Ahora, hay una aplicación de todo esto. La palabra de Dios nos demanda anunciar todo esto. El evangelio es anuncio, es buena nueva. «¡Cuán hermosos son sobre los montes los pies del que trae alegres nuevas, del que anuncia la paz, del que trae nuevas del bien, del que publica salvación!» (Is. 52:7).  «Irá andando y llorando el que lleva la preciosa semilla; mas volverá a venir con regocijo, trayendo sus gavillas» (Sal. 126:6). Así se describe a los mensajeros, a los predicadores.

¿Quisieras tú ser un mensajero del Señor, aceptando la comisión divina de ser portador de este mensaje? Predicamos no solo con las palabras. Martyn Lloyd-Jones, en su libro Depresión Espiritual, critica el rostro abatido de muchos creyentes, que no reflejan la gloria del Señor, y los describe como ‘cristianos miserables’, porque no han aprehendido las riquezas de Dios en Cristo, y su rostro no refleja el gozo del Señor. Por tanto, aunque puedan hablar, no transmiten la vida, porque su rostro dice otra cosa.

Por supuesto, no se trata de aparentar una alegría externa. Hay una obra interna y profunda del Señor, donde la paz de Dios y la fe que no es algo intelectual, sino la misma fe de Cristo que opera en nosotros. Eso es algo espiritual. Si no tenemos eso, no seremos efectivos en nuestra predicación.

Se requiere un acto de consagración. Si usted no está impresionado con la grandeza del evangelio, si el evangelio no lo ha impactado, no podrá cumplir la demanda de Dios a través del ángel, al final del tiempo: «Temed a Dios y dadle gloria, porque la hora de su juicio ha llegado».

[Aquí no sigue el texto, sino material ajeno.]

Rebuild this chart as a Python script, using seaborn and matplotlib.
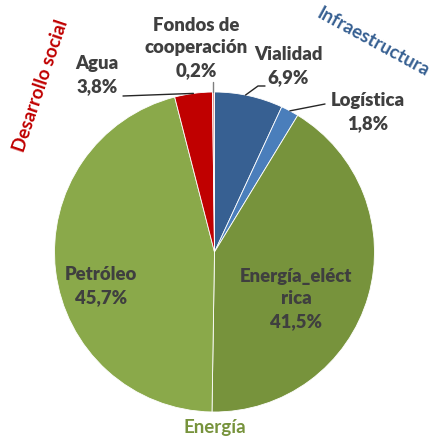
import numpy as np
import matplotlib
matplotlib.use("Agg")
import matplotlib.pyplot as plt
import seaborn as sns

sns.set_theme(style="white")
plt.rcParams['font.family'] = ['Lato', 'DejaVu Sans']

categories = ["Vialidad", "Logística", "Energía_eléctrica", "Petróleo", "Agua", "Fondos de cooperación"]
values = [6.9, 1.8, 41.5, 45.7, 3.8, 0.2]
value_labels = ["6,9%", "1,8%", "41,5%", "45,7%", "3,8%", "0,2%"]
display_names = ["Vialidad", "Logística", "Energía_eléct\nrica", "Petróleo", "Agua", "Fondos de\ncooperación"]
colors = ["#376092", "#4A7EBB", "#77933C", "#8AA94A", "#C00000", "#D99694"]
groups = ["Infraestructura", "Energía", "Desarrollo social"]
group_colors = ["#376092", "#77933C", "#C00000"]

W, H = 440, 438
fig = plt.figure(figsize=(W / 100, H / 100), dpi=100)
ax = fig.add_axes([0, 0, 1, 1])


def Y(y):
    return H - y


cx, cy, R = 214.5, 252, 160
wedges, _ = ax.pie(values, colors=colors, startangle=90, counterclock=False,
                   center=(cx, Y(cy)), radius=R, frame=True,
                   wedgeprops=dict(edgecolor="white", linewidth=0.6))
ax.set_xlim(0, W)
ax.set_ylim(0, H)
ax.set_aspect("equal")
ax.axis("off")

tc = "#3F3F3F"
fs = 13.3
fw = "heavy"
label_pos = {
    "Vialidad": (288, 66),
    "Logística": (368, 112),
    "Energía_eléctrica": (296, 299),
    "Petróleo": (101, 286),
    "Agua": (97, 75),
    "Fondos de cooperación": (196, 48),
}
for cat, name, vl in zip(categories, display_names, value_labels):
    x, y = label_pos[cat]
    ax.text(x, Y(y), f"{name}\n{vl}", ha="center", va="center", fontsize=fs,
            fontweight=fw, color=tc, linespacing=1.42)


def edge_point(i, frac=0.5):
    w = wedges[i]
    t = w.theta1 + (w.theta2 - w.theta1) * frac
    a = np.deg2rad(t)
    return cx + R * np.cos(a), Y(cy) + R * np.sin(a)


lc = "#262626"
ex, ey = edge_point(0, 0.55)
ax.plot([ex, 258, 265], [ey, Y(86), Y(86)], color=lc, lw=1.0)
ex, ey = edge_point(1)
ax.plot([ex, 325], [ey, Y(104)], color=lc, lw=1.0)
ex, ey = edge_point(4)
ax.plot([123, ex], [Y(96), ey], color=lc, lw=1.0)
ex, ey = edge_point(5)
ax.plot([ex, ex], [Y(82), ey], color="#7F7F7F", lw=1.0)

ax.text(373, Y(42), groups[0], rotation=-28.6, ha="center", va="center", fontsize=13.5,
        fontweight="bold", color=group_colors[0])
ax.text(215, Y(428), groups[1], ha="center", va="center", fontsize=13.5,
        fontweight="bold", color=group_colors[1])
ax.text(41, Y(86), groups[2], rotation=71.4, ha="center", va="center", fontsize=13.5,
        fontweight="bold", color=group_colors[2])

fig.savefig("out.png", dpi=100)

El gran conflicto de los siglos es la lucha entre el bien y el mal, entre la potestad de las tinieblas y el reino de la luz, entre la justicia y la injusticia. Este debate tendrá un fin cuando Dios disponga el juicio final. «Temed a Dios y dadle gloria, porque la hora de su juicio ha llegado. Y adorad a aquel que hizo el cielo y la tierra». Esta orden de adorar a Dios es de adorarlo por su grandeza, por sus virtudes, por sus atributos.

Id y predicad

«Alabad a Jehová, invocad su nombre; dad a conocer sus obras en los pueblos» (Sal. 105:1). El Señor Jesucristo dijo: «Toda potestad me es dada en el cielo y en la tierra. Por tanto –con esta autoridad–, id, y haced discípulos a todas las naciones, bautizándolos en el nombre del Padre, y del Hijo, y del Espíritu Santo; enseñándoles que guarden todas las cosas que os he mandado» (Mat. 28:19-20). Esta es la orden. Y la promesa: «Y he aquí yo estoy con vosotros todos los días, hasta el fin del mundo» (v. 20).

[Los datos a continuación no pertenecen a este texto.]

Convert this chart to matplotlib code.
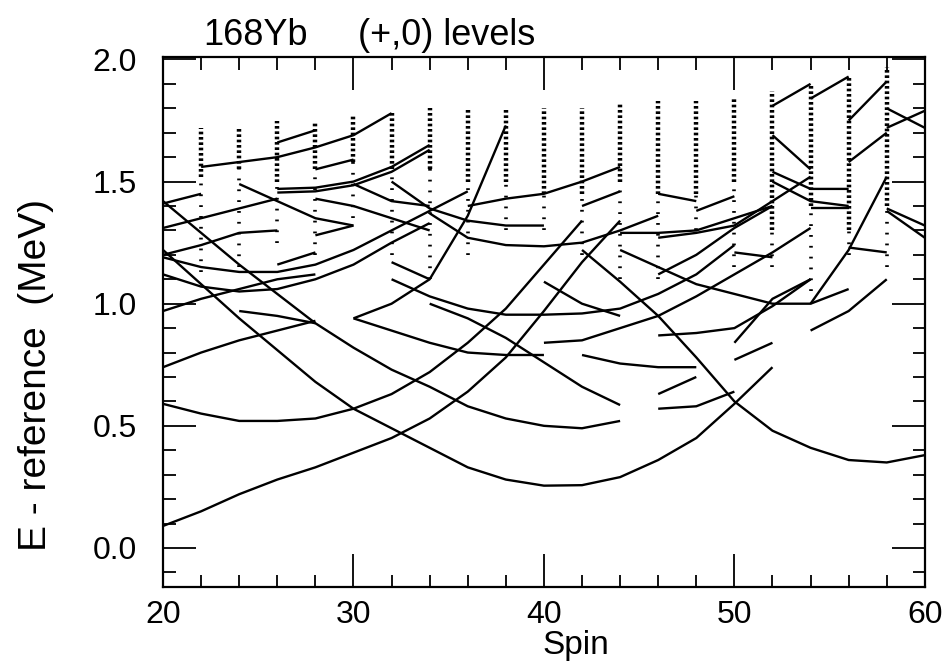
import matplotlib
matplotlib.use("Agg")
import matplotlib.pyplot as plt
import numpy as np
from matplotlib.ticker import MultipleLocator

plt.rcParams["font.family"] = ["Liberation Sans", "DejaVu Sans"]

# calculated levels: (first spin, energies at consecutive even spins)
levels = [
    (20, [1.42, 1.29, 1.16, 1.04, 0.92, 0.82, 0.73, 0.66, 0.58, 0.53, 0.50, 0.49, 0.52]),
    (20, [1.22, 1.08, 0.94, 0.81, 0.68, 0.57, 0.49, 0.41, 0.33, 0.28, 0.255, 0.257, 0.29, 0.36, 0.45, 0.59, 0.74]),
    (20, [0.09, 0.15, 0.22, 0.28, 0.33, 0.39, 0.45, 0.53, 0.64, 0.78, 0.97, 1.17, 1.34]),
    (20, [0.59, 0.55, 0.52, 0.52, 0.53, 0.57, 0.63, 0.72, 0.84, 0.98, 1.16, 1.34]),
    (42, [1.22, 1.09, 0.95, 0.78, 0.60, 0.48, 0.41, 0.36, 0.35, 0.38]),
    (30, [0.94, 0.89, 0.84, 0.80, 0.79, 0.79]),
    (42, [0.79, 0.755, 0.74, 0.74]),
    (30, [0.94, 1.00, 1.10, 1.36, 1.73]),
    (20, [0.74, 0.80, 0.85, 0.89, 0.93]),
    (24, [0.97, 0.95, 0.92]),
    (32, [1.10, 1.03, 0.98, 0.955, 0.955, 0.96, 0.98, 1.04, 1.12, 1.24]),
    (34, [1.37, 1.27, 1.24, 1.235, 1.25, 1.30, 1.36]),
    (32, [1.50, 1.39, 1.34, 1.32, 1.32]),
    (36, [1.40, 1.43, 1.45, 1.50, 1.56]),
    (44, [1.22, 1.15, 1.08, 1.04, 1.00, 1.00, 1.06]),
    (34, [1.00, 0.94, 0.86, 0.76, 0.66, 0.585]),
    (40, [0.84, 0.85, 0.90, 0.95, 1.03, 1.12, 1.21, 1.31]),
    (46, [0.87, 0.88, 0.90, 0.99, 1.10]),
    (46, [1.12, 1.20, 1.31, 1.40]),
    (46, [0.63, 0.70]),
    (46, [0.57, 0.58, 0.64]),
    (50, [0.77, 0.84]),
    (50, [0.84, 1.02, 1.10]),
    (54, [0.89, 0.97, 1.10]),
    (54, [1.00, 1.22, 1.52]),
    (56, [1.23, 1.21]),
    (46, [1.27, 1.29, 1.32, 1.42, 1.52]),
    (44, [1.29, 1.29, 1.30, 1.35, 1.40]),
    (50, [1.21, 1.19]),
    (40, [1.09, 1.00, 0.95]),
    (42, [1.40, 1.46]),
    (46, [1.45, 1.42]),
    (48, [1.38, 1.44]),
    (52, [1.54, 1.47, 1.47]),
    (52, [1.50, 1.42, 1.40]),
    (54, [1.39, 1.39]),
    (52, [1.69, 1.55]),
    (52, [1.81, 1.90]),
    (54, [1.84, 1.93]),
    (56, [1.75, 1.91]),
    (56, [1.58, 1.70]),
    (58, [1.80, 1.72]),
    (58, [1.72, 1.79]),
    (58, [1.39, 1.32]),
    (58, [1.38, 1.27]),
    (22, [1.56, 1.58, 1.60, 1.64, 1.69, 1.78]),
    (26, [1.66, 1.71]),
    (28, [1.55, 1.59]),
    (26, [1.47, 1.475, 1.50, 1.56, 1.65]),
    (26, [1.455, 1.46, 1.485, 1.54, 1.63]),
    (20, [1.41, 1.45]),
    (20, [1.31, 1.35, 1.39, 1.43]),
    (20, [1.20, 1.24, 1.29, 1.30]),
    (20, [1.19, 1.15, 1.13, 1.13, 1.16, 1.22, 1.30, 1.38, 1.46]),
    (20, [1.12, 1.07, 1.05, 1.06, 1.10, 1.16, 1.25, 1.33]),
    (20, [0.97, 1.02, 1.06, 1.10, 1.12]),
    (24, [1.49, 1.42, 1.35, 1.32]),
    (28, [1.43, 1.40, 1.35, 1.30]),
    (30, [1.49, 1.42, 1.40]),
    (28, [1.28, 1.32]),
    (32, [1.17, 1.10]),
    (26, [1.16, 1.21]),
]

# quasi-continuum columns (dotted marks)
col_spins = [22, 24, 26, 28, 30, 32, 34, 36, 38, 40, 42, 44, 46, 48, 50, 52, 54, 56, 58]
col_top = [1.72, 1.72, 1.75, 1.75, 1.77, 1.78, 1.80, 1.80, 1.80, 1.80, 1.80, 1.82, 1.83, 1.83, 1.84, 1.87, 1.90, 1.93, 1.97]
col_dense = [1.52, 1.55, 1.50, 1.55, 1.58, 1.55, 1.55, 1.50, 1.50, 1.45, 1.45, 1.50, 1.45, 1.45, 1.50, 1.30, 1.40, 1.30, 1.40]
col_low = [1.13, 1.15, 1.25, 1.20, 1.35, 1.20, 1.10, 1.20, 1.30, 1.30, 1.20, 1.10, 1.10, 1.30, 1.15, 1.15, 1.05, 1.20, 1.15]

fig = plt.figure(figsize=(9.44, 6.63), dpi=100)
ax = fig.add_axes([0.1727, 0.1146, 0.807, 0.7994])

for start, energies in levels:
    spins = start + 2 * np.arange(len(energies))
    ax.plot(spins, energies, color="black", lw=1.7, solid_capstyle="butt")

ax.vlines(col_spins, col_dense, col_top, colors="black", lw=3.2, linestyles=(0, (0.6, 0.6)))
ax.vlines(col_spins, col_low, col_dense, colors="black", lw=2.6, linestyles=(0, (0.5, 2.5)))

ax.set_xlim(20, 60)
ax.set_ylim(-0.16, 2.01)
ax.xaxis.set_major_locator(MultipleLocator(10))
ax.xaxis.set_minor_locator(MultipleLocator(2))
ax.yaxis.set_major_locator(MultipleLocator(0.5))
ax.yaxis.set_minor_locator(MultipleLocator(0.1))
ax.yaxis.set_major_formatter(plt.FormatStrFormatter("%.1f"))
ax.tick_params(which="both", direction="in", top=True, right=True, width=1.3, labelsize=23)
ax.tick_params(which="major", length=24)
ax.tick_params(which="minor", length=9)
ax.tick_params(axis="x", which="major", pad=9)
ax.tick_params(axis="y", which="major", pad=19)
for s in ax.spines.values():
    s.set_linewidth(1.6)

fig.text(0.610, 0.027, "Spin", fontsize=24, ha="center", va="center")
fig.text(0.038, 0.434, "E - reference  (MeV)", fontsize=28, rotation=90,
         ha="center", va="center")
fig.text(0.215, 0.932, "168Yb", fontsize=26, va="baseline")
fig.text(0.379, 0.932, "(+,0) levels", fontsize=26, va="baseline")

fig.savefig("out.png", dpi=100)
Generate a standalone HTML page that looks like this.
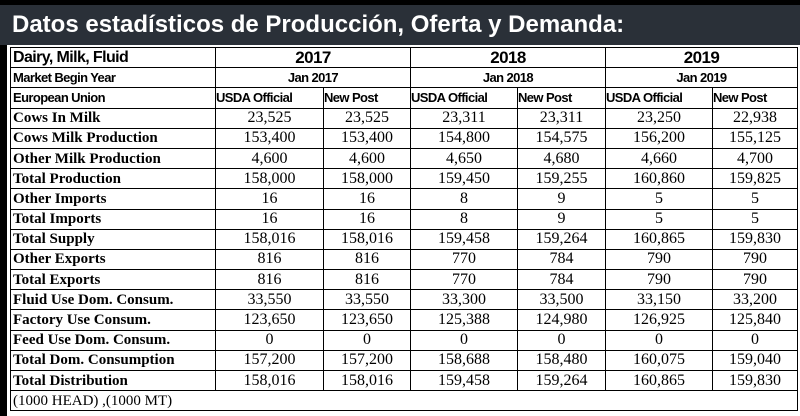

Esto es lo que se llama ‘la gran comisión’. Hay experiencias extraordinarias al respecto. Numerosos misioneros y misioneras han dado su vida por la grandeza del evangelio. Si el evangelio no fuera grande, ¿habrían muerto todos los apóstoles como murieron?

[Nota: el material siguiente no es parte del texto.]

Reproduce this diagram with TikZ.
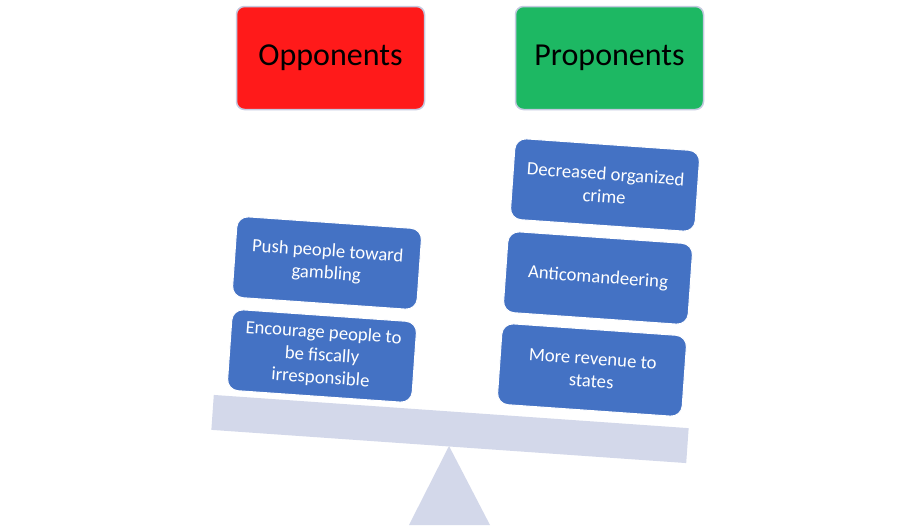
\documentclass[tikz,border=0pt]{standalone}
\usepackage{fontspec}
\setmainfont{Carlito}
\definecolor{oppred}{HTML}{FF1A1A}
\definecolor{progreen}{HTML}{1DB863}
\definecolor{hdrborder}{HTML}{C5CAE0}
\definecolor{beamcol}{HTML}{D3D8EA}
\definecolor{boxblue}{HTML}{4472C4}
\begin{document}
\begin{tikzpicture}[x=1pt,y=-1pt,
  header/.style={draw=hdrborder, line width=1.5pt, rounded corners=8pt,
    minimum width=188pt, minimum height=103pt, inner sep=0pt,
    font=\fontsize{32}{38}\selectfont, text=black},
  argbox/.style={fill=boxblue, draw=white, line width=1pt, rounded corners=11pt,
    minimum width=185pt, minimum height=81pt, inner sep=2pt, rotate=-4,
    align=center, text=white, font=\fontsize{18.7}{22.5}\selectfont}]
\useasboundingbox[fill=white] (0,0) rectangle (899,525);
% fulcrum and beam
\fill[beamcol] (449,446) -- (409,525) -- (490,525) -- cycle;
\node[fill=beamcol, rotate=-4, minimum width=476pt, minimum height=35pt, inner sep=0pt] (beam) at (450,429) {};
% headers
\node[header, fill=oppred] (opp) at (330.5,58) {Opponents};
\node[header, fill=progreen] (pro) at (609.5,58) {Proponents};
% opponents arguments
\node[argbox] (push) at (327,263) {Push people toward\\gambling};
\node[argbox] (enc) at (322,356) {Encourage people to\\be fiscally\\irresponsible};
% proponents arguments
\node[argbox] (crime) at (605,185) {Decreased organized\\crime};
\node[argbox] (anti) at (598,278) {Anticomandeering};
\node[argbox] (rev) at (592,370) {More revenue to\\states};
\end{tikzpicture}
\end{document}
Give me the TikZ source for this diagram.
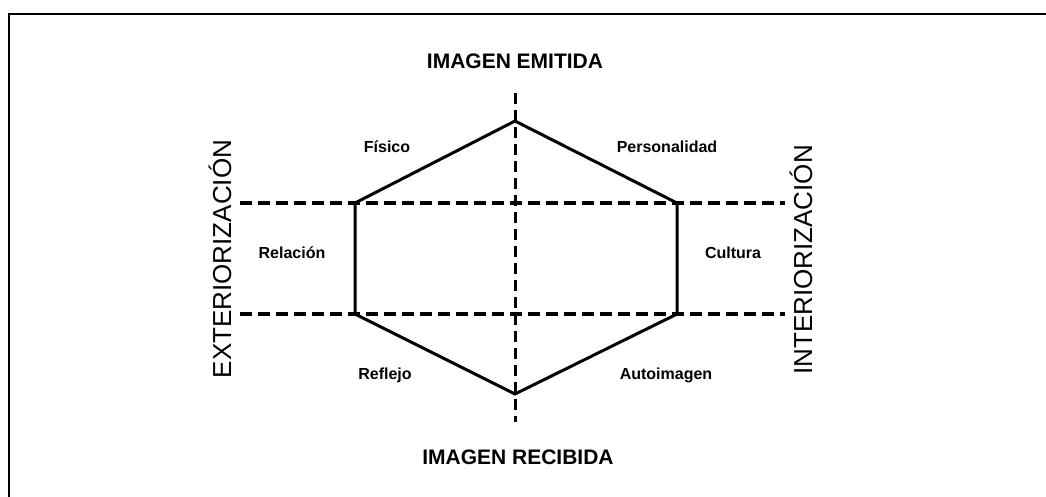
\documentclass[tikz,border=0pt]{standalone}
\usepackage{fontspec}
\setmainfont{Liberation Sans}
\tikzset{
  title/.style = {font=\fontsize{21}{24}\selectfont\bfseries},
  side/.style = {font=\fontsize{26}{30}\selectfont, rotate=90},
  face/.style = {font=\fontsize{16}{19}\selectfont\bfseries},
  hexline/.style = {line width=3pt, line join=miter},
  level/.style = {line width=4pt, dash pattern=on 12pt off 6pt},
  axis/.style = {line width=3pt, dash pattern=on 11pt off 6pt}
}
\begin{document}
\begin{tikzpicture}[x=1pt, y=-1pt]
\useasboundingbox (0,0) rectangle (1046,496);
\draw [line width=2.5pt] (1060,14) -- (9,14) -- (9,510);
% hexagon corners
\coordinate (top) at (515,121);
\coordinate (ul) at (355,203);
\coordinate (ur) at (677,203);
\coordinate (ll) at (355,314);
\coordinate (lr) at (677,314);
\coordinate (bot) at (515,394);
% ends of the dashed lines
\coordinate (axtop) at (515,93);
\coordinate (axbot) at (515,422);
\coordinate (ulend) at (240,203);
\coordinate (urend) at (785,203);
\coordinate (llend) at (240,314);
\coordinate (lrend) at (785,314);
\draw [level] (ulend) -- (urend);
\draw [level] (llend) -- (lrend);
\draw [axis] (axtop) -- (axbot);
\draw [hexline] (top) -- (ur) -- (lr) -- (bot) -- (ll) -- (ul) -- cycle;
\node [title] (emitida) at (515,61) {IMAGEN EMITIDA};
\node [title] (recibida) at (518,457) {IMAGEN RECIBIDA};
\node [side] (exterior) at (220,259) {EXTERIORIZACIÓN};
\node [side] (interior) at (801,260) {INTERIORIZACIÓN};
\node [face] (fisico) at (387,147) {Físico};
\node [face] (personalidad) at (667,147) {Personalidad};
\node [face] (relacion) at (292,253) {Relación};
\node [face] (cultura) at (733,253) {Cultura};
\node [face] (reflejo) at (385,375) {Reflejo};
\node [face] (autoimagen) at (666,375) {Autoimagen};
\end{tikzpicture}
\end{document}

Jesús les había dicho: «¿Podéis beber del vaso que yo he de beber, y ser bautizados con el bautismo con que yo soy bautizado? Y ellos le dijeron: Podemos» (Mat. 20:22). Él les estaba hablando de la copa amarga de la cruz. Ellos le dijeron que sí, aunque en aquel momento no sabían lo que estaban diciendo; pero cuando llegó la hora, cada uno de ellos murió por Cristo.

Si Cristo no fuera realmente lo que ellos testificaban, ¿habrían muerto por él? ¿Sería alguien capaz de morir por una falsedad? Si ellos murieron por Su causa, es porque estaban absolutamente convencidos de saber quién era Cristo, del valor que tenía Cristo.

El poder transformador del evangelio

En 1951, llegaron a Ecuador dos matrimonios de misioneros americanos para evangelizar a los nativos. Los dos varones fueron muertos por los caníbales, quienes se los comieron. ¿Usted cree que sus esposas hicieron las maletas y se fueron llorando a Estados Unidos? No. Ellas se quedaron a vivir con sus hijos entre los indígenas. Y ellos, al ver el testimonio de estas mujeres, nunca más mataron seres humanos, y desapareció para siempre el canibalismo en aquellos lugares.

La grandeza del evangelio tiene el poder de transformar al más vil pecador. Así dice el famoso himno Sublime Gracia. «Quién iba a pensar que Dios iba a salvar a un hombre tan vil como yo». El autor de este himno era un traficante de esclavos. ¡Dios puede perdonar; el evangelio puede restaurar a un pecador de esa calaña! Pablo dice: «Cristo Jesús vino al mundo para salvar a los pecadores, de los cuales yo soy el primero» (1 Tim. 1:15). ¿Puedes tú decir lo mismo?

Síntesis de un mensaje oral impartido en Rucacura (Chile), en enero de 2018.